AIM OF THE TASK:
Starting with the first line of the data below, copy each line up to and including the one containing "6.18, 9.14, 17.7]". Pictures stay out.

SOURCE MATERIAL:
=-=-=

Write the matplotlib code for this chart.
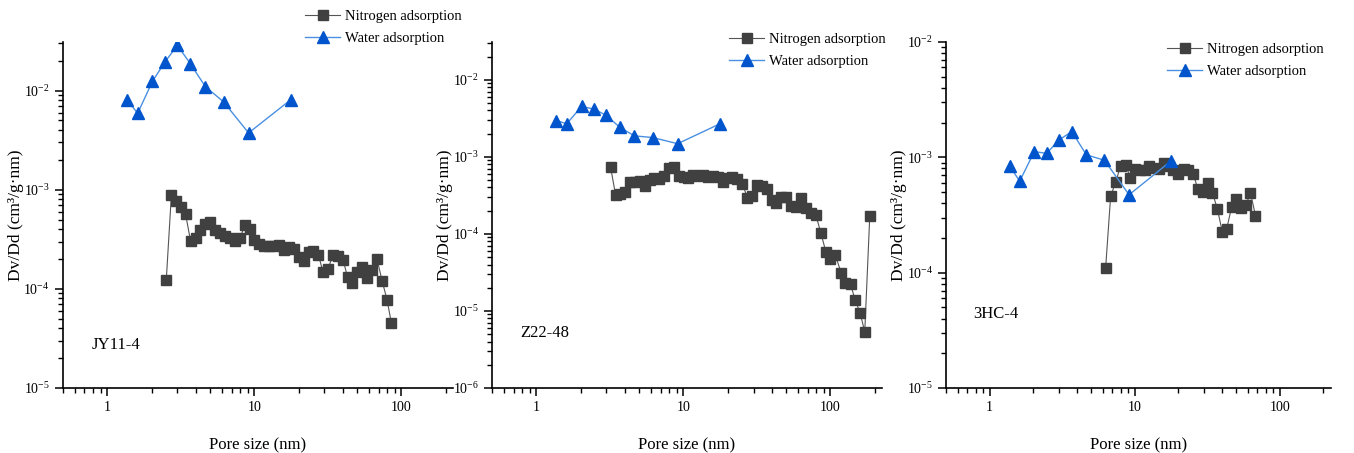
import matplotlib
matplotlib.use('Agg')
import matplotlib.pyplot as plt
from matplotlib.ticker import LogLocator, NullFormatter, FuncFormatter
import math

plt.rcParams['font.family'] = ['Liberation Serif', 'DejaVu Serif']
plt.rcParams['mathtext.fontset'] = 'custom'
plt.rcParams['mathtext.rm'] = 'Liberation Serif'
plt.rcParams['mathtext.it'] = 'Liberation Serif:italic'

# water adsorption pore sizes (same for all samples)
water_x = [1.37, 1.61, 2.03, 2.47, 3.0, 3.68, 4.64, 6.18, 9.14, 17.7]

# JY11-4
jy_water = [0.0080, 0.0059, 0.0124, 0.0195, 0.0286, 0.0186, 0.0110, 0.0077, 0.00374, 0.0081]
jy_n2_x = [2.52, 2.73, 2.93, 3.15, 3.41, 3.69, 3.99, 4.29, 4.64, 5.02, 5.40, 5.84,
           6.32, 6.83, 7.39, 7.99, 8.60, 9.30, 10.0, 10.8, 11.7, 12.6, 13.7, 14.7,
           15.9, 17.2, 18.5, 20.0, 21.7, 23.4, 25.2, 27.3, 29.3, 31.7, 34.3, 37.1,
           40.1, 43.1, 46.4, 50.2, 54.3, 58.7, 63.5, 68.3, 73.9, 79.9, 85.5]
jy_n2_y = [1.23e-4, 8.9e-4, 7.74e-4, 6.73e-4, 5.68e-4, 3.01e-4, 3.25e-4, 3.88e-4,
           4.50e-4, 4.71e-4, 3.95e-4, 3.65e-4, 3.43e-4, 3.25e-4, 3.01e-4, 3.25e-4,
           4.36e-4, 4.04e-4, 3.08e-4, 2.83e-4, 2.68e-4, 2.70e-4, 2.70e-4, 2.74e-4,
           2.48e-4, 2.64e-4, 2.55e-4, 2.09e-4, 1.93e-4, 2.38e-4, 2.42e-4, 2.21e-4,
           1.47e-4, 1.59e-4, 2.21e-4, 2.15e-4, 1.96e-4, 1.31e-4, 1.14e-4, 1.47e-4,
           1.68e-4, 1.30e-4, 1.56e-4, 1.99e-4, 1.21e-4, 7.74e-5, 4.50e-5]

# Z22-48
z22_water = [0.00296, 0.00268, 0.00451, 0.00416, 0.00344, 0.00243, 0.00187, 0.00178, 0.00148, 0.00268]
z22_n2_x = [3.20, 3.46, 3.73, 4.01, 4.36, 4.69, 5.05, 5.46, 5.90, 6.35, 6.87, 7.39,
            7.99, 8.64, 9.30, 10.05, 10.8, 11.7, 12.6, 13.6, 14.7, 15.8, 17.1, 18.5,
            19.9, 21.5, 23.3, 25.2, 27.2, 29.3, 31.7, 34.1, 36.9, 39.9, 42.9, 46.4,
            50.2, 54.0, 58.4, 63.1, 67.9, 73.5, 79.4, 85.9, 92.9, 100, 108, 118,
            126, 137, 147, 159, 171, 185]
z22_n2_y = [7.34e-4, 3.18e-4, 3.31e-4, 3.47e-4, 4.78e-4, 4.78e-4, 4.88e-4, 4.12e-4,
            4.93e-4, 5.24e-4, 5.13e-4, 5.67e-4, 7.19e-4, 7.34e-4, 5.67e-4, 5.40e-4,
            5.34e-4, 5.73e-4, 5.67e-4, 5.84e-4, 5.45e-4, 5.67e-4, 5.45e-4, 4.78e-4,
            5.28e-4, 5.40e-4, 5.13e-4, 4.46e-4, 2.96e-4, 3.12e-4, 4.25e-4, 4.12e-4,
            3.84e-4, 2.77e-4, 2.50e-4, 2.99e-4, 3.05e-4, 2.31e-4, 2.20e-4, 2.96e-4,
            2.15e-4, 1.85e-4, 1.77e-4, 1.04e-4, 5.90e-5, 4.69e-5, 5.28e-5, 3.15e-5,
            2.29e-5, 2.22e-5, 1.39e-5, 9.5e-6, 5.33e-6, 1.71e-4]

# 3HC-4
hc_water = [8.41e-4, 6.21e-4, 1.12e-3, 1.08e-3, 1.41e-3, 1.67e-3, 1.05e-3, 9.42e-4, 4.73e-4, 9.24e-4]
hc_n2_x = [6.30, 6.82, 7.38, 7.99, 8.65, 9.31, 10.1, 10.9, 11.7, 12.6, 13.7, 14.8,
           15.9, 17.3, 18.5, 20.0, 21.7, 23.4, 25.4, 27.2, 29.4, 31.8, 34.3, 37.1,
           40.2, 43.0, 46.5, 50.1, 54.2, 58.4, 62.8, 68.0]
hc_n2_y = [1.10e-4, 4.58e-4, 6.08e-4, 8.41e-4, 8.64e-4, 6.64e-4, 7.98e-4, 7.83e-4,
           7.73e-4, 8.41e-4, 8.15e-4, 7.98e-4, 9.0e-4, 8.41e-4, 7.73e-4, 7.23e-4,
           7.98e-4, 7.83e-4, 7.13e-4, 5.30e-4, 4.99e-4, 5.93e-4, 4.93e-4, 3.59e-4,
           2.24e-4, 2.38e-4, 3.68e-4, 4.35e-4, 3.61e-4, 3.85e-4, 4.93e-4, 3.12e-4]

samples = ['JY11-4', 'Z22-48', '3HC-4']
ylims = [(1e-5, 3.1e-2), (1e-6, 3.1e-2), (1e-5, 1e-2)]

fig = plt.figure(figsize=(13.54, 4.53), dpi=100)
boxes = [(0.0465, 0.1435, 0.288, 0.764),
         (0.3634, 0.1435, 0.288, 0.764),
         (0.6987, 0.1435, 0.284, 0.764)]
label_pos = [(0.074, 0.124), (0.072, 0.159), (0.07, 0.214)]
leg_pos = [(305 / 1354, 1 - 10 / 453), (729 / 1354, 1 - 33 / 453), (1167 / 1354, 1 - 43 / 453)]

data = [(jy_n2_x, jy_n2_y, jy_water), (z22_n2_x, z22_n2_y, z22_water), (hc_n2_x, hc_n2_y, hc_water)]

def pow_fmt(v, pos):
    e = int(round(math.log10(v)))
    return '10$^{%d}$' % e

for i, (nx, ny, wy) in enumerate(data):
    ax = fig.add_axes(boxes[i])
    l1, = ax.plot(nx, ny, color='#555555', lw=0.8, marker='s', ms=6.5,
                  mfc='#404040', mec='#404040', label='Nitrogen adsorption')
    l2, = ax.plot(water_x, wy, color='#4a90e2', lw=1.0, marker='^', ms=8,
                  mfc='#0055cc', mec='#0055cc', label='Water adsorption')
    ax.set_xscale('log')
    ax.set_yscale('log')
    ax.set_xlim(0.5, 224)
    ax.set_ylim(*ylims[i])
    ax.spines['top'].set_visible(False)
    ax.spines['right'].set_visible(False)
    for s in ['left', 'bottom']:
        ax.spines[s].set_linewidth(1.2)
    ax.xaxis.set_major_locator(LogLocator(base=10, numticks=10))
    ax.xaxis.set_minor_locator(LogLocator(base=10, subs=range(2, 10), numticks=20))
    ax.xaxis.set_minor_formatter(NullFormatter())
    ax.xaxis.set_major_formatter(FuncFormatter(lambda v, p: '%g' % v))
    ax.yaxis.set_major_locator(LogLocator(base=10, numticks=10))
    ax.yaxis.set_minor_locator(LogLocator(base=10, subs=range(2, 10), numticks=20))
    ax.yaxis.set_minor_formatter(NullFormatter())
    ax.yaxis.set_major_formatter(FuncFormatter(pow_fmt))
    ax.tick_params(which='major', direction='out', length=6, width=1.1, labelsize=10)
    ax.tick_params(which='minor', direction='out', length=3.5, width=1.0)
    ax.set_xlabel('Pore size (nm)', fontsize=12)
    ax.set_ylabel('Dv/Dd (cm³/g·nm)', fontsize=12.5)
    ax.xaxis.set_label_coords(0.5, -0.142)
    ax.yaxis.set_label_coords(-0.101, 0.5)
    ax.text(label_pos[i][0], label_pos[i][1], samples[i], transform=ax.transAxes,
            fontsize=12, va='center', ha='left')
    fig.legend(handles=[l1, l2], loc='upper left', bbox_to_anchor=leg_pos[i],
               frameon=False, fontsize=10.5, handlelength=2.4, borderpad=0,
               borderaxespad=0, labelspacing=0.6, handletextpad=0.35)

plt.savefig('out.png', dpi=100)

=-=-=

FULL OUTPUT:
Write the matplotlib code for this chart.
import matplotlib
matplotlib.use('Agg')
import matplotlib.pyplot as plt
from matplotlib.ticker import LogLocator, NullFormatter, FuncFormatter
import math

plt.rcParams['font.family'] = ['Liberation Serif', 'DejaVu Serif']
plt.rcParams['mathtext.fontset'] = 'custom'
plt.rcParams['mathtext.rm'] = 'Liberation Serif'
plt.rcParams['mathtext.it'] = 'Liberation Serif:italic'

# water adsorption pore sizes (same for all samples)
water_x = [1.37, 1.61, 2.03, 2.47, 3.0, 3.68, 4.64, 6.18, 9.14, 17.7]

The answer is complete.